If the findings of a new study are to believed, perhaps instead of shelling out hundreds of dollars to improve SAT scores and admittance essays, parents would be wise to invest in modeling and grooming classes for their kids.

An intriguing new study finds that high schoolers who are physically attractive are more likely than others to complete college; Insider Higher Ed’s Scott Jaschik has these details:

A national study being released today in book form found that those who are attractive in high school are more likely than those with just average or below average looks to go on to earn a four-year college degree. The results are statistically significant, and hold for males and females, and across ethnic and racial groups. The book is Physical Attractiveness and the Accumulation of Social and Human Capital in Adolescence and Young Adulthood: Assets and Distractions (Wiley), by Rachel A. Gordon, professor of sociology at the University of Illinois at Chicago; Robert Crosnoe, the Elsie and Stanley E. (Skinny) Adams Sr. Centennial Professor in Liberal Arts at the University of Texas at Austin; and Xue Wang, who completed her Ph.D. in sociology at the University of Illinois at Chicago.

Pre-publication publicity about the book has focused on its findings that, in comparing similarly bright students, attractive high school students earn higher grades than do other students. But the book also covers college completion — and the results there cannot be attributed only to the high school grades, the researchers say.

The study involved tracking 8,918 students — from randomly selected high schools in a national longitudinal data set — from high school through the post-college years. The group was a representative sample and various socioeconomic factors were used to control the results. For example, controls included parent’s educational background (a key predictor of academic success) and level of difficulty of high school courses taken (so that students were compared to their academic peers).

Researchers rated the students as high schoolers on physical appearance using a five-point scale.
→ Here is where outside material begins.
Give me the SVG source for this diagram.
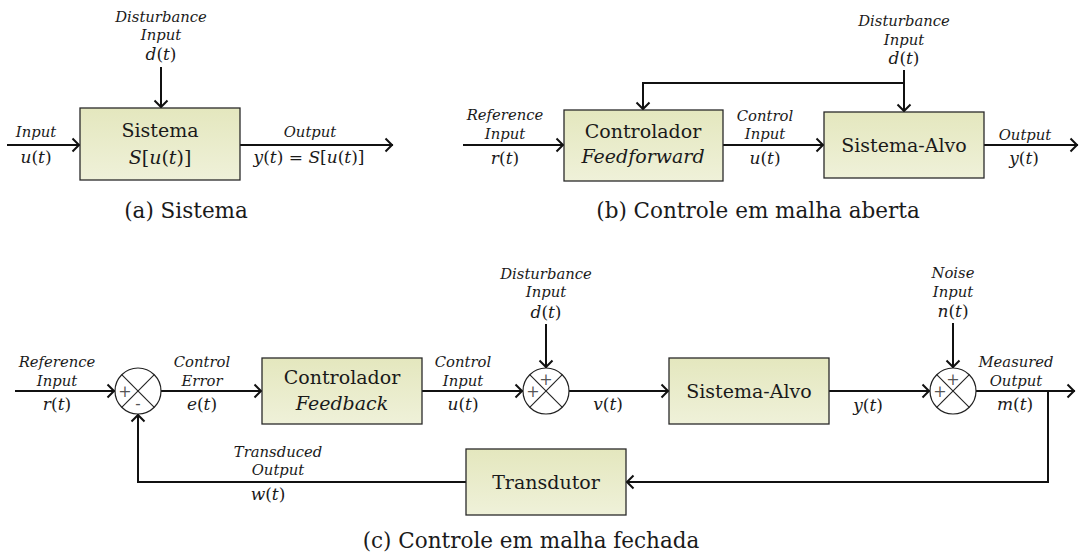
<svg xmlns="http://www.w3.org/2000/svg" width="1079" height="559" viewBox="0 0 1079 559">
<defs>
<linearGradient id="bf" x1="0" y1="0" x2="0" y2="1">
<stop offset="0" stop-color="#e4e7be"/>
<stop offset="1" stop-color="#eff1d9"/>
</linearGradient>
<marker id="ah" markerUnits="userSpaceOnUse" markerWidth="20" markerHeight="20" viewBox="-10 -10 20 20" refX="0" refY="0" orient="auto" overflow="visible">
<path d="M-7.5,-6.5 L-1,0 L-7.5,6.5" fill="none" stroke="#111" stroke-width="2"/>
</marker>
<style>
text{font-family:"DejaVu Serif",serif;fill:#1a1a1a;text-anchor:middle}
.box{fill:url(#bf);stroke:#2a2a2a;stroke-width:1.3}
.bt{font-size:19px}
.bi{font-size:19px;font-style:italic}
.lbl{font-size:14.8px;font-style:italic}
.m{font-size:17px}
.i{font-style:italic}
.cap{font-size:21.5px}
.w{fill:none;stroke:#111;stroke-width:2}
.a{marker-end:url(#ah)}
.sum{fill:#fff;stroke:#222;stroke-width:1.2}
.x{stroke:#222;stroke-width:1.1}
.sg{font-size:16px;fill:#555}
</style>
</defs>

<!-- connectors -->
<g id="connectors">
<!-- (a) -->
<line class="w a" x1="7" y1="145" x2="80" y2="145"/>
<line class="w a" x1="161" y1="67" x2="161" y2="108"/>
<line class="w a" x1="240" y1="145" x2="393" y2="145"/>
<!-- (b) -->
<line class="w a" x1="463" y1="145" x2="564" y2="145"/>
<line class="w a" x1="723" y1="145" x2="824" y2="145"/>
<line class="w a" x1="984" y1="145" x2="1078" y2="145"/>
<polyline class="w a" points="904,83 643,83 643,110"/>
<line class="w a" x1="904" y1="70" x2="904" y2="112"/>
<!-- (c) -->
<line class="w a" x1="15" y1="391" x2="115" y2="391"/>
<line class="w a" x1="161" y1="391" x2="262" y2="391"/>
<line class="w a" x1="422" y1="391" x2="523" y2="391"/>
<line class="w a" x1="546" y1="324" x2="546" y2="368"/>
<line class="w a" x1="569" y1="391" x2="669" y2="391"/>
<line class="w a" x1="829" y1="391" x2="930" y2="391"/>
<line class="w a" x1="953" y1="323" x2="953" y2="368"/>
<line class="w a" x1="976" y1="391" x2="1075" y2="391"/>
<polyline class="w a" points="1048,391 1048,482 626,482"/>
<polyline class="w a" points="466,482 138,482 138,414"/>
</g>

<!-- (a) Sistema -->
<g id="sistema-a">
<rect class="box" x="80" y="108" width="160" height="72"/>
<text class="bt" x="160" y="137">Sistema</text>
<text class="bt" x="160" y="164"><tspan class="i">S</tspan>[<tspan class="i">u</tspan>(<tspan class="i">t</tspan>)]</text>
</g>
<g id="labels-a">
<text class="lbl" x="161" y="22">Disturbance</text>
<text class="lbl" x="161" y="40">Input</text>
<text class="m" x="161" y="60"><tspan class="i">d</tspan>(<tspan class="i">t</tspan>)</text>
<text class="lbl" x="36" y="137">Input</text>
<text class="m" x="36" y="163"><tspan class="i">u</tspan>(<tspan class="i">t</tspan>)</text>
<text class="lbl" x="310" y="137">Output</text>
<text class="m" x="309" y="163"><tspan class="i">y</tspan>(<tspan class="i">t</tspan>) = <tspan class="i">S</tspan>[<tspan class="i">u</tspan>(<tspan class="i">t</tspan>)]</text>
<text class="cap" x="186" y="218">(a) Sistema</text>
</g>

<!-- (b) open loop -->
<g id="controlador-ff">
<rect class="box" x="564" y="110" width="159" height="71"/>
<text class="bt" x="643" y="138">Controlador</text>
<text class="bi" x="643" y="163">Feedforward</text>
</g>
<g id="sistema-alvo-b">
<rect class="box" x="824" y="112" width="160" height="66"/>
<text class="bt" x="904" y="152">Sistema-Alvo</text>
</g>
<g id="labels-b">
<text class="lbl" x="505" y="120">Reference</text>
<text class="lbl" x="505" y="139">Input</text>
<text class="m" x="505" y="164"><tspan class="i">r</tspan>(<tspan class="i">t</tspan>)</text>
<text class="lbl" x="765" y="121">Control</text>
<text class="lbl" x="765" y="139">Input</text>
<text class="m" x="765" y="164"><tspan class="i">u</tspan>(<tspan class="i">t</tspan>)</text>
<text class="lbl" x="904" y="26">Disturbance</text>
<text class="lbl" x="904" y="45">Input</text>
<text class="m" x="904" y="64"><tspan class="i">d</tspan>(<tspan class="i">t</tspan>)</text>
<text class="lbl" x="1025" y="140">Output</text>
<text class="m" x="1024" y="164"><tspan class="i">y</tspan>(<tspan class="i">t</tspan>)</text>
<text class="cap" x="758" y="218">(b) Controle em malha aberta</text>
</g>

<!-- (c) closed loop -->
<g id="sum1">
<circle class="sum" cx="138" cy="391" r="23"/>
<line class="x" x1="121.7" y1="374.7" x2="154.3" y2="407.3"/>
<line class="x" x1="154.3" y1="374.7" x2="121.7" y2="407.3"/>
<text class="sg" x="125" y="397">+</text>
<text class="sg" x="138" y="409">-</text>
</g>
<g id="controlador-fb">
<rect class="box" x="262" y="358" width="160" height="66"/>
<text class="bt" x="342" y="384">Controlador</text>
<text class="bi" x="342" y="410">Feedback</text>
</g>
<g id="sum2">
<circle class="sum" cx="546" cy="391" r="23"/>
<line class="x" x1="529.7" y1="374.7" x2="562.3" y2="407.3"/>
<line class="x" x1="562.3" y1="374.7" x2="529.7" y2="407.3"/>
<text class="sg" x="533" y="397">+</text>
<text class="sg" x="546" y="385">+</text>
</g>
<g id="sistema-alvo-c">
<rect class="box" x="669" y="358" width="160" height="66"/>
<text class="bt" x="749" y="398">Sistema-Alvo</text>
</g>
<g id="sum3">
<circle class="sum" cx="953" cy="391" r="23"/>
<line class="x" x1="936.7" y1="374.7" x2="969.3" y2="407.3"/>
<line class="x" x1="969.3" y1="374.7" x2="936.7" y2="407.3"/>
<text class="sg" x="940" y="397">+</text>
<text class="sg" x="953" y="385">+</text>
</g>
<g id="transdutor">
<rect class="box" x="466" y="449" width="160" height="66"/>
<text class="bt" x="546" y="489">Transdutor</text>
</g>
<g id="labels-c">
<text class="lbl" x="57" y="367">Reference</text>
<text class="lbl" x="57" y="386">Input</text>
<text class="m" x="57" y="410"><tspan class="i">r</tspan>(<tspan class="i">t</tspan>)</text>
<text class="lbl" x="202" y="367">Control</text>
<text class="lbl" x="202" y="386">Error</text>
<text class="m" x="202" y="410"><tspan class="i">e</tspan>(<tspan class="i">t</tspan>)</text>
<text class="lbl" x="463" y="367">Control</text>
<text class="lbl" x="463" y="386">Input</text>
<text class="m" x="463" y="410"><tspan class="i">u</tspan>(<tspan class="i">t</tspan>)</text>
<text class="lbl" x="546" y="279">Disturbance</text>
<text class="lbl" x="546" y="297">Input</text>
<text class="m" x="546" y="318"><tspan class="i">d</tspan>(<tspan class="i">t</tspan>)</text>
<text class="m" x="608" y="410"><tspan class="i">v</tspan>(<tspan class="i">t</tspan>)</text>
<text class="m" x="868" y="411"><tspan class="i">y</tspan>(<tspan class="i">t</tspan>)</text>
<text class="lbl" x="953" y="278">Noise</text>
<text class="lbl" x="953" y="297">Input</text>
<text class="m" x="953" y="317"><tspan class="i">n</tspan>(<tspan class="i">t</tspan>)</text>
<text class="lbl" x="1016" y="367">Measured</text>
<text class="lbl" x="1016" y="386">Output</text>
<text class="m" x="1015" y="410"><tspan class="i">m</tspan>(<tspan class="i">t</tspan>)</text>
<text class="lbl" x="278" y="457">Transduced</text>
<text class="lbl" x="278" y="475">Output</text>
<text class="m" x="268" y="500"><tspan class="i">w</tspan>(<tspan class="i">t</tspan>)</text>
<text class="cap" x="531" y="548">(c) Controle em malha fechada</text>
</g>
</svg>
Gordon explained in an interview that guidelines specified that characteristics generally found by surveys to correlate with societal expectations about attractiveness (such as a symmetrical face) were stressed so that the survey wouldn’t be based on the particular views of the researchers on what constitutes physical attractiveness.

About 15 percent of the students were rated as “very attractive,” 35 percent as “attractive,” 44 percent as “average” and 6 percent as “unattractive” or “very unattractive.” The gains in college completion rates were the same for those deemed somewhat and very attractive — so what mattered was having above average attractiveness, not being at the very top of the scale, Gordon said.